Détruite ou non par les effets collatéraux de la guerre en Ukraine à laquelle elle participe activement et ouvertement comme cobelligérante, l’Europe devrait craindre pour sa sécurité dans les années à venir. Il est une constance, depuis près de vingt ans, que les groupes terroristes djihadistes prolifèrent là où passe la guerre. Et, la disparition dans la nature de nombre des armes livrées à l’Ukraine devrait inciter à plus de circonspection. On verra bien si l’Europe réussira à échapper à ce paradigme.

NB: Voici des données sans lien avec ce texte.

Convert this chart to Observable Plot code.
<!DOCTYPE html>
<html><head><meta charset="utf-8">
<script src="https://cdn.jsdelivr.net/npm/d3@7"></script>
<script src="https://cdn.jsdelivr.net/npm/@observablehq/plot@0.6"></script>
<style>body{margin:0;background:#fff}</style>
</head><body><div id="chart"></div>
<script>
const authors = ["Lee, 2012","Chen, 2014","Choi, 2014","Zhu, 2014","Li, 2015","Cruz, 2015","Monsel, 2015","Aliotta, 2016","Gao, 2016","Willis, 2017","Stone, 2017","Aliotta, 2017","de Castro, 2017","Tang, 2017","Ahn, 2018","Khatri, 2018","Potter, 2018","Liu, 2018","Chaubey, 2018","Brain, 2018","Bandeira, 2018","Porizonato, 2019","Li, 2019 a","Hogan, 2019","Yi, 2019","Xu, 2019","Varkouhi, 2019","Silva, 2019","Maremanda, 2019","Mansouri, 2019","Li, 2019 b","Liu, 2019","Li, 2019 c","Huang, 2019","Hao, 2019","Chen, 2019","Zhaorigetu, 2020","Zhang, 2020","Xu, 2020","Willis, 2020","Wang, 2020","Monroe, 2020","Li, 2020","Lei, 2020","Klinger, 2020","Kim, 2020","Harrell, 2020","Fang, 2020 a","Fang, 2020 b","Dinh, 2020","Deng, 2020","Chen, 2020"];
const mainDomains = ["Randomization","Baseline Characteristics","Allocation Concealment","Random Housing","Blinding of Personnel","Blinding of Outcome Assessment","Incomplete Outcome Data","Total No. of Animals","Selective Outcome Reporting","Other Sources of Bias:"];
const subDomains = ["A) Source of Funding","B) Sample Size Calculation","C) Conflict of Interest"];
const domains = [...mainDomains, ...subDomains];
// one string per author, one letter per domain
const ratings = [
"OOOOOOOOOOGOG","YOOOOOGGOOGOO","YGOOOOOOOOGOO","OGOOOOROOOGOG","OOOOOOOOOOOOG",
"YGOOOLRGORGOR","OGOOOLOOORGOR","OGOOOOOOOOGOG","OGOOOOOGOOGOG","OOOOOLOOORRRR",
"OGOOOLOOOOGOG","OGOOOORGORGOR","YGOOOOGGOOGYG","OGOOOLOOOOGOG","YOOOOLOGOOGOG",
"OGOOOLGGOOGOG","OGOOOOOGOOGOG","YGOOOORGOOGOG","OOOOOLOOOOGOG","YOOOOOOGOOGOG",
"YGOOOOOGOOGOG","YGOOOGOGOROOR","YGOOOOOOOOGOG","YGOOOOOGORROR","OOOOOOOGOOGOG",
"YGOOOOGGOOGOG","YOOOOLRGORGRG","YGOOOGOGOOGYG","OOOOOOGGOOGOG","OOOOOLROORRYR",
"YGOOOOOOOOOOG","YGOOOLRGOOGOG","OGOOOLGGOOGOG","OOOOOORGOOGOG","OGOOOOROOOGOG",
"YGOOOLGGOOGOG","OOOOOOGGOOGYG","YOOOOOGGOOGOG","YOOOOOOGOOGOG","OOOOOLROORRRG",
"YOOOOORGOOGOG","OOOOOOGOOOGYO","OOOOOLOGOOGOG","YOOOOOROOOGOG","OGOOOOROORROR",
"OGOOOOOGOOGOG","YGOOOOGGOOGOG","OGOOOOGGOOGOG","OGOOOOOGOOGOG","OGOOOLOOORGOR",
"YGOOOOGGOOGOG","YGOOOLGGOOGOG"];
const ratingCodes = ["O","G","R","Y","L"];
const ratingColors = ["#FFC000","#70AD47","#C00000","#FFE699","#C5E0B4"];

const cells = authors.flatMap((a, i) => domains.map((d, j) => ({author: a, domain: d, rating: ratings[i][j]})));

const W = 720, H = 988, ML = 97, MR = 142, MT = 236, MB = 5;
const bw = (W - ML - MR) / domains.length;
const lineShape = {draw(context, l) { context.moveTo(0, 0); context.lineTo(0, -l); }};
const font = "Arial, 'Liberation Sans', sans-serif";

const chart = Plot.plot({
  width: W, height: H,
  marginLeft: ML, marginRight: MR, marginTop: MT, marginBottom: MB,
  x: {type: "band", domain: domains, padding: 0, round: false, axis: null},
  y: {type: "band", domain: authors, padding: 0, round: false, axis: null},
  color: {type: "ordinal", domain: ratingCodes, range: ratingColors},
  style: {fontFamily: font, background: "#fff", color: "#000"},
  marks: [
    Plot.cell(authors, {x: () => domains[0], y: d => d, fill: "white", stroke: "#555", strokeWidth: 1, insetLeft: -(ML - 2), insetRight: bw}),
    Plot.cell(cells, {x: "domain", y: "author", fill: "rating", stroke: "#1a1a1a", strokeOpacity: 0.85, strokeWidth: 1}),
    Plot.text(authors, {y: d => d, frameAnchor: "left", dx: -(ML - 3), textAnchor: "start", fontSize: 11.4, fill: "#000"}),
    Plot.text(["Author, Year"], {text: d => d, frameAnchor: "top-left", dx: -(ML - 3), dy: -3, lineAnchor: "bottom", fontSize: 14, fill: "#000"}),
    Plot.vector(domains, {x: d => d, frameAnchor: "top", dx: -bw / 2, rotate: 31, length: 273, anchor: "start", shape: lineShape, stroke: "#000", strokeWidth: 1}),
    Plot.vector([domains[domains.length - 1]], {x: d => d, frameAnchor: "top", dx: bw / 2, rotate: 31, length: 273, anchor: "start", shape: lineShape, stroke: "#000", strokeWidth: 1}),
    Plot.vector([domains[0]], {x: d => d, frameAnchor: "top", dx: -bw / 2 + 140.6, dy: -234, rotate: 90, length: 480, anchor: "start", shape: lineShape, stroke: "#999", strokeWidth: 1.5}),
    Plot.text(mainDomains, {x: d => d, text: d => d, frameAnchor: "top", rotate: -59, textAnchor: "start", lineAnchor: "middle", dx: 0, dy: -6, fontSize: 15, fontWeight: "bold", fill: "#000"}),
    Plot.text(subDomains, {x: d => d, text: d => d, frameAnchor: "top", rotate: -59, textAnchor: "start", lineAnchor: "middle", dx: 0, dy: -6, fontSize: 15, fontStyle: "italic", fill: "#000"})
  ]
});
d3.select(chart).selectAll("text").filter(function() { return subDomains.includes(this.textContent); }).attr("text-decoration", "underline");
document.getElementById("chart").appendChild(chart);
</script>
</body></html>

Dans le monde tel qu’il est en train de se dessiner, l’Afrique sera un continent à conquérir et, le grand perdant risque d’être la France si ses dirigeants ne font pas preuve d’un « petit peu de bon sens » et continuent de s’accrocher au statu quo. Les autorités françaises doivent revoir leur copie au risque de perdre définitivement la zone franc. L’angle d’analyse adopté par le mouvement « Les Démocrates de Côte d’Ivoire » n’efface pas l’accompagnement français dans leur quête de développement par les africains depuis 1960. Il ne dédouane pas non plus les africains eux-mêmes de leurs responsabilités dans le retard de développement accusé par l’Afrique subsaharienne, eux qui préfèrent accumuler des milliards dans les banques occidentales et les paradis fiscaux pour assurer l’avenir de plusieurs générations de leur progéniture au lieu d’élever leur pays respectif au standard de développement de certains pays asiatiques.

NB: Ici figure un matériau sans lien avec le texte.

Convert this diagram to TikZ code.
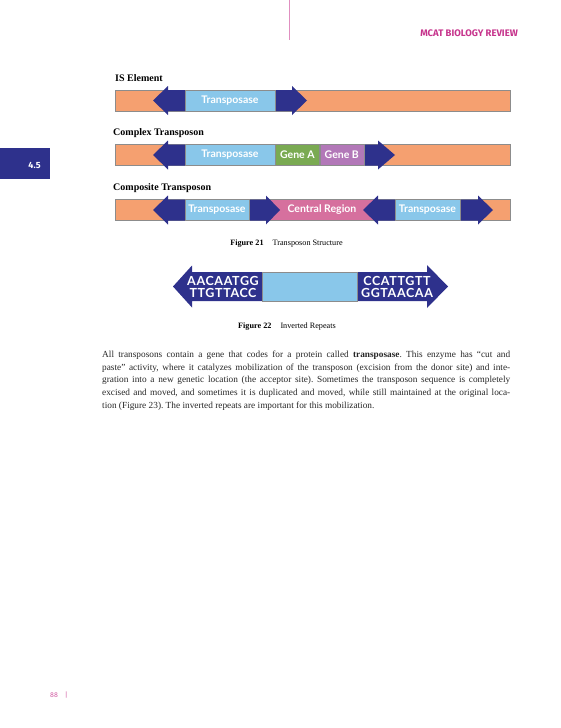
\documentclass[tikz,border=0pt]{standalone}
\usepackage{fontspec}
\setmainfont{Liberation Serif}
\newfontfamily\segfont{Lato}
\newfontfamily\seqfont[LetterSpace=5]{Lato}
\newfontfamily\headfont{Fira Sans}
\usetikzlibrary{calc}
\frenchspacing

\definecolor{barorange}{RGB}{245,160,112}
\definecolor{irblue}{RGB}{46,49,140}
\definecolor{tpblue}{RGB}{137,199,234}
\definecolor{geneA}{RGB}{122,170,82}
\definecolor{geneB}{RGB}{178,120,184}
\definecolor{central}{RGB}{214,112,158}
\definecolor{mcatpink}{RGB}{198,52,140}

\begin{document}
\begin{tikzpicture}[x=1pt, y=-1pt,
    bar/.style={fill=barorange, draw=black!45, line width=0.4pt},
    irrep/.style={fill=irblue},
    seg/.style={draw=black!45, line width=0.4pt, minimum height=21pt, inner sep=0pt,
        text=white, font=\segfont\bfseries\fontsize{10.5}{12}\selectfont},
    rowlabel/.style={anchor=west, inner sep=0pt, font=\bfseries\fontsize{10}{12}\selectfont},
    seqtext/.style={inner sep=0pt, align=center, text=white,
        font=\seqfont\bfseries\fontsize{12.5}{12}\selectfont},
    figcap/.style={inner sep=0pt, font=\fontsize{8.2}{9}\selectfont}]
    \useasboundingbox (0,0) rectangle (560,728);

    % page furniture
    \draw[mcatpink!55, line width=0.6pt] (289,0) -- (289,40);
    \node[anchor=east, inner sep=0pt, text=mcatpink,
        font=\headfont\bfseries\fontsize{9.5}{11}\selectfont] (runhead) at (518,33) {MCAT BIOLOGY REVIEW};
    \fill[irblue] (0,148) rectangle (50,179);
    \node[text=white, inner sep=0pt, font=\headfont\bfseries\fontsize{9}{10}\selectfont] (tab) at (34.5,165) {4.5};
    \node[anchor=west, inner sep=0pt, text=mcatpink!80,
        font=\headfont\fontsize{7}{8}\selectfont] (pagenum) at (50,695) {88\hspace{7pt}|};

    % Figure 21: the three rows
    \node[rowlabel] (lab1) at (115,78) {IS Element};
    \node[rowlabel] (lab2) at (113,133) {Complex Transposon};
    \node[rowlabel] (lab3) at (113,188) {Composite Transposon};

    \foreach \m in {100.5,155,210}
        \draw[bar] (115,\m-10.5) rectangle (510,\m+10.5);
    \node[seg, fill=central, minimum width=112pt] (cr) at (322,210) {Central Region};

    % left repeats, all rows
    \foreach \m in {100.5,155,210}
        \fill[irrep] (153,\m) -- (168,\m-14.5) -- (168,\m-10.5) -- (185,\m-10.5)
            -- (185,\m+10.5) -- (168,\m+10.5) -- (168,\m+14.5) -- cycle;
    % right repeats
    \fill[irrep] (275,90) -- (292,90) -- (292,86) -- (307,100.5) -- (292,115) -- (292,111) -- (275,111) -- cycle;
    \fill[irrep] (363,144.5) -- (378,144.5) -- (378,140.5) -- (395,155) -- (378,169.5) -- (378,165.5) -- (363,165.5) -- cycle;
    \fill[irrep] (249,199.5) -- (266,199.5) -- (266,195.5) -- (280,210) -- (266,224.5) -- (266,220.5) -- (249,220.5) -- cycle;
    \fill[irrep] (363,210) -- (378,195.5) -- (378,199.5) -- (395,199.5) -- (395,220.5) -- (378,220.5) -- (378,224.5) -- cycle;
    \fill[irrep] (460,199.5) -- (478,199.5) -- (478,195.5) -- (493,210) -- (478,224.5) -- (478,220.5) -- (460,220.5) -- cycle;

    \node[seg, fill=tpblue, minimum width=90pt] (tp1) at (230,100.5) {Transposase};
    \node[seg, fill=tpblue, minimum width=90pt] (tp2) at (230,155) {Transposase};
    \node[seg, fill=geneA, minimum width=44pt, anchor=west] (ga) at (tp2.east) {Gene A};
    \node[seg, fill=geneB, minimum width=44pt, anchor=west] (gb) at (ga.east) {Gene B};
    \node[seg, fill=tpblue, minimum width=64pt] (tp3) at (217,210) {Transposase};
    \node[seg, fill=tpblue, minimum width=65pt] (tp4) at (427.5,210) {Transposase};

    \node[figcap] (fig21) at (286.5,244) {\textbf{Figure 21}\hspace{9pt}Transposon Structure};

    % Figure 22: inverted repeats
    \fill[irrep] (173,286.5) -- (192,265.5) -- (192,272) -- (262,272) -- (262,301) -- (192,301) -- (192,307.5) -- cycle;
    \fill[irrep] (357,272) -- (427,272) -- (427,265) -- (448,286.5) -- (427,308) -- (427,301) -- (357,301) -- cycle;
    \node[seg, fill=tpblue, minimum width=95pt, minimum height=29pt] (ircore) at (309.5,286.5) {};
    \node[seqtext] (irleft) at (223,287) {AACAATGG\\TTGTTACC};
    \node[seqtext] (irright) at (397,287) {CCATTGTT\\GGTAACAA};

    \node[figcap] (fig22) at (287,327) {\textbf{Figure 22}\hspace{9pt}Inverted Repeats};

    % body text
    \node[anchor=north west, inner sep=0pt, text width=408pt, align=justify, text=black!85,
        font=\fontsize{9.3}{12.6}\selectfont] (para) at (102,351)
        {All transposons contain a gene that codes for a protein called \textbf{transposase}. This enzyme has “cut and\linebreak
        paste” activity, where it catalyzes mobilization of the transposon (excision from the donor site) and inte-\linebreak
        gration into a new genetic location (the acceptor site). Sometimes the transposon sequence is completely\linebreak
        excised and moved, and sometimes it is duplicated and moved, while still maintained at the original loca-\linebreak
        tion (Figure 23). The inverted repeats are important for this mobilization.};
\end{tikzpicture}
\end{document}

Il est connu que l’industrie est un moteur de croissance économique et de développement. Or, elle est énergivore. Avant d’amorcer son développement industriel (l’industrie appelle le progrès sur tous les plans), l’Afrique doit commencer par résoudre la problématique énergétique, par rendre l’énergie disponible en quantité suffisante pour les ménages et pour l’industrie. Malheureusement, l’Afrique est loin de couvrir ses besoins énergétiques primaires. L’uranium du Niger sert à alimenter les centrales nucléaires françaises pendant que des villages entiers sont sans électricité au Niger. C’est une aberration.

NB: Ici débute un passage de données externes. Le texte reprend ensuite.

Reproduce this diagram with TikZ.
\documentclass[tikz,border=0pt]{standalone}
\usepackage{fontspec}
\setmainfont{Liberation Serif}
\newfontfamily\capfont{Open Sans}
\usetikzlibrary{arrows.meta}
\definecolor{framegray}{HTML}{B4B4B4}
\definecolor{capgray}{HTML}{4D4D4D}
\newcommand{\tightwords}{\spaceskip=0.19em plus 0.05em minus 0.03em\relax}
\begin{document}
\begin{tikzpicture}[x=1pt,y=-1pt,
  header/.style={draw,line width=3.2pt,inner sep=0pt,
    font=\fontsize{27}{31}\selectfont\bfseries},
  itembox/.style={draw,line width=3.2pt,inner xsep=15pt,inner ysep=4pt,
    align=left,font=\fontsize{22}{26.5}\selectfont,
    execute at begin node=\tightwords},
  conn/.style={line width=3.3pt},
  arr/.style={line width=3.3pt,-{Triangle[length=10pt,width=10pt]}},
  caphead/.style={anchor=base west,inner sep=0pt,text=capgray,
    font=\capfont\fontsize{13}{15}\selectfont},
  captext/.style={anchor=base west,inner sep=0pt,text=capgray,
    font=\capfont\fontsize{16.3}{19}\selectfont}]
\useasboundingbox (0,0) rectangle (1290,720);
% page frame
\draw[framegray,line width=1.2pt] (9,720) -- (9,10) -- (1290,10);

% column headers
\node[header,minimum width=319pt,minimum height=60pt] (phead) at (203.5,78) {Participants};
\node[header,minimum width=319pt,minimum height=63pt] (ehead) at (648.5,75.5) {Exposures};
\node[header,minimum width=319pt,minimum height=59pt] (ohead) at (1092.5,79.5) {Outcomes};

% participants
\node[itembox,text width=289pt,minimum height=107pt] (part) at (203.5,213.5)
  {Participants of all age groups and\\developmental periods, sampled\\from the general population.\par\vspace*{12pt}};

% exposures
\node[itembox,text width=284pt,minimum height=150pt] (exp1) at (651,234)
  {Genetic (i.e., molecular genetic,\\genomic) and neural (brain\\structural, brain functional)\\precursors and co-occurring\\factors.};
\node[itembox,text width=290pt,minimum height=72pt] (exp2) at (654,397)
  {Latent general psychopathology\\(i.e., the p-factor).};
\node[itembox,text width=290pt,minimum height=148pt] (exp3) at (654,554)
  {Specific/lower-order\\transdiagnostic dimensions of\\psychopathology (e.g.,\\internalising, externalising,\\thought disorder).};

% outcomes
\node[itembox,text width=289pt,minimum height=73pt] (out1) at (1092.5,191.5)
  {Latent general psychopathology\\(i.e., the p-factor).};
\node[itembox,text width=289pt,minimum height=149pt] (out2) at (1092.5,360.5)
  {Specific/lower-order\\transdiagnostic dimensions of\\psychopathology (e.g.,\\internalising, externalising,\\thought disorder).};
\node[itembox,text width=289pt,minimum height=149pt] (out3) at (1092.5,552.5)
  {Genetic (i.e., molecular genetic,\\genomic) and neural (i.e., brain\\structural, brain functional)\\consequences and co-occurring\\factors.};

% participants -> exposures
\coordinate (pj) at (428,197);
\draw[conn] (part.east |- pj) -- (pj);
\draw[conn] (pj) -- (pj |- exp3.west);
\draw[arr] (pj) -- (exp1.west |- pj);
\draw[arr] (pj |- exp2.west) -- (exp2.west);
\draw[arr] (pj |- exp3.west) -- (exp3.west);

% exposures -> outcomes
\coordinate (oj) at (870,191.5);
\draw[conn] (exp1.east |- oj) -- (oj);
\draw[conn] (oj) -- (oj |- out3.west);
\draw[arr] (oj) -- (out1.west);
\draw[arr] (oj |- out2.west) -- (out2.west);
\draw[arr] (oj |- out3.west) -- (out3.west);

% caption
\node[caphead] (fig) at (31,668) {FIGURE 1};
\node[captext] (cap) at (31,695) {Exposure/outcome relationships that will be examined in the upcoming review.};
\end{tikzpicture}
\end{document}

Les pays africains doivent aussi revoir le niveau de leur système éducatif afin qu’il puisse produire la main d’œuvre qualifiée capable de rendre impérative l’installation sur leur sol de l’industrie lourde et des entreprises de la haute technologie. Le développement économique passe également par un système financier et monétaire efficace qui permet le financement de l’économie et agit sur la productivité. Alors que l’Afrique est considérée comme la Chine ou l’Inde de demain, elle ne semble pas encore prêtre à répondre au rendez-vous de son histoire à cause de la vision stratégique étriquée de ses dirigeants actuels et des pesanteurs systémiques qui la confinent à un rôle colonial de fournisseurs de matières premières brutes aux autres parties du monde.

Fait à Abidjan, le 18 octobre 2022.
Pour « Les Démocrates de Côte d’Ivoire ».